I have a data frame trainData
which contains 198 rows and looks like
Matchup Win HomeID AwayID A_TWPCT A_WST6 A_SEED B_TWPCT B_WST6 B_SEED
1 2010_1115_1457 1 1115 1457 0.531 5 16 0.567 4 16
2 2010_1124_1358 1 1124 1358 0.774 5 3 0.75 5 14
...
The testData
is similar.
In order to use SVM, I have to change the response variable Win
to a factor
. I tried the below:
trainDataSVM <- data.frame(Win=as.factor(trainData$Win), A_WST6=trainData$A_WST6, A_SEED=trainData$A_SEED, B_WST6=trainData$B_WST6, B_SEED= trainData$B_SEED,
Matchup=trainData$Matchup, HomeID=trainData$HomeID, AwayID=trainData$AwayID)
I then want to a SVM and predict the probabilities, so I tried the below
svmfit =svm (Win ~ A_WST6 + A_SEED + B_WST6 + B_SEED , data = trainDataSVM , kernel ="linear", cost =10,scale =FALSE )
#use CV with a range of cost values
set.seed (1)
tune.out = tune(svm, Win ~ A_WST6 + A_SEED + B_WST6 + B_SEED, data=trainDataSVM , kernel ="linear",ranges =list (cost=c(0.001 , 0.01 , 0.1, 1 ,5 ,10 ,100) ))
bestmod =tune.out$best.model
testDataSVM <- data.frame(Win=as.factor(testData$Win), A_WST6=testData$A_WST6, A_SEED=testData$A_SEED, B_WST6=testData$B_WST6, B_SEED= testData$B_SEED,
Matchup=testData$Matchup, HomeID=testData$HomeID, AwayID=testData$AwayID)
predictions_SVM <- predict(bestmod, testDataSVM, type = "response")
However, when I try to print out predictions_SVM
, I get the message
factor(0)
Levels: 0 1
instead of a column of probability values. What is going on?

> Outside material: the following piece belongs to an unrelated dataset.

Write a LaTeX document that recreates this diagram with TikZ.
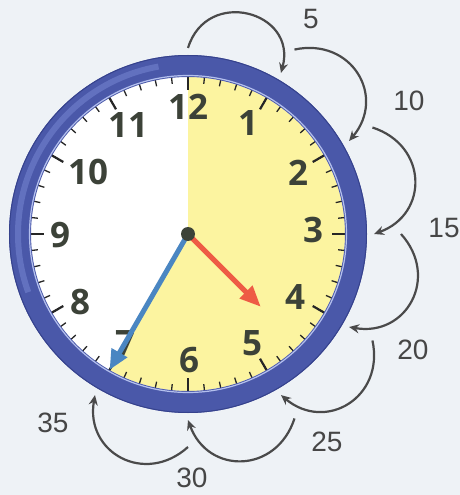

I haven't used this much myself, but I know that the SVM algorithm itself does not produce class probabilities, only the response function (distance from hyperplane). If you look at the documentation for svm function, the argument "probability" - "logical indicating whether the model should allow for probability predictions" - is FALSE by default and you did not set it equal to TRUE. Documentation for predict.svm says similarly, argument "probability" is a "Logical indicating whether class probabilities should be computed and returned. Only possible if the model was fitted with the probability option enabled." Hope that's helpful.